Intrvl 2.6 focuses on one outcome: you can see your training more clearly, across both weights and interval sessions, and enjoy using the timer more while you train.

If you use Intrvl for Tabata or HIIT, this release turns those sessions into real training history. If you live in WeightBook, the dashboard now does a better job of reflecting your selected time period and your actual habits.

A 14-day trial, because habits take longer than a week

Consistency doesn't click in 7 days. Most people need longer than a week to get through the awkward phase, find a routine that fits their schedule, and see enough reps of the habit to make it stick.

Intrvl now gives new users a 14-day free trial, so you get enough time to train through weekdays and weekends, try the timer in real sessions, and see your history build up.

If you already started a trial and haven't upgraded yet, we've reset yours to a fresh 14 days, so you can get the full run at it.
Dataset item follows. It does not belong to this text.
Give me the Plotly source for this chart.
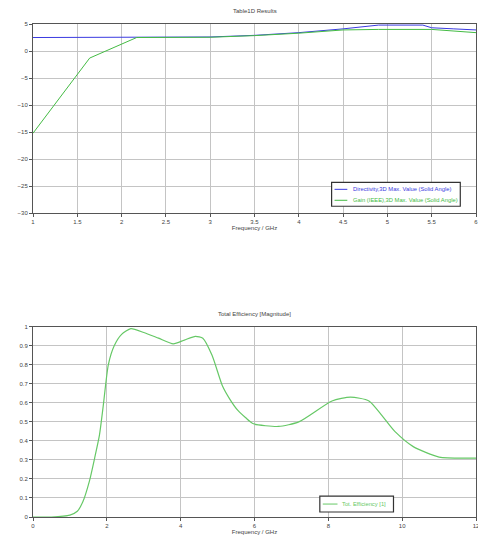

Interval workouts are now part of your training history

Before 2.6, an interval workout could feel like a "timer session". In 2.6, your interval workouts are tracked and saved automatically, so they sit alongside your weights sessions as first-class history.

A dashboard that better matches the period you selected

The dashboard now puts more emphasis on "What did I do in the last 7, 30, or 90 days?", rather than mixing global stats with a period view.

Workout and rest history timeline

There's a new timeline card that makes your pattern obvious at a glance.

Better context for "sets to failure"

Sets to failure now show count and percentage, so you can tell whether failure work was a small slice of your training or a meaningful chunk of your volume.

Timer activity insights

If rest timing matters to your training, the dashboard now does a better job of showing it. You can see how often you timed rests, how often you didn't, and what share of your sets used timed intervals.

Recent activity reads more naturally

Recent activity now uses relative time, so it reads like "2 hours ago" or "1 day ago", which is easier to scan than clock times.

Workout timer redesign (same timer, more engaging experience)

The workout timer has a new visual design built around clarity during work/rest transitions and better phase feedback.

This is a design upgrade, not a behaviour change. Your workouts run the same way, with better visuals while you're in the middle of them.

iCloud data protection prompts (to reduce accidental data loss)

Intrvl can run entirely locally, and that's useful. It also creates a risk: if you delete the app without iCloud sync or a backup, you can lose your training history.

2.6 adds clearer "local-only" messaging and nudges you towards a backup when it matters.

Rating prompt that's easier to understand (and easier to dismiss)

The rating prompt now has clearer choices and better behaviour.

If you are enjoying the app it means a lot to us if you leave a review. Feedback is a gift!

Smaller fixes and reliability improvements

2.6 also includes a set of smaller improvements that add up in day-to-day use.

Getting the update

Update from the App Store, then check the dashboard for your new timeline, and run an interval workout to see it appear in your history.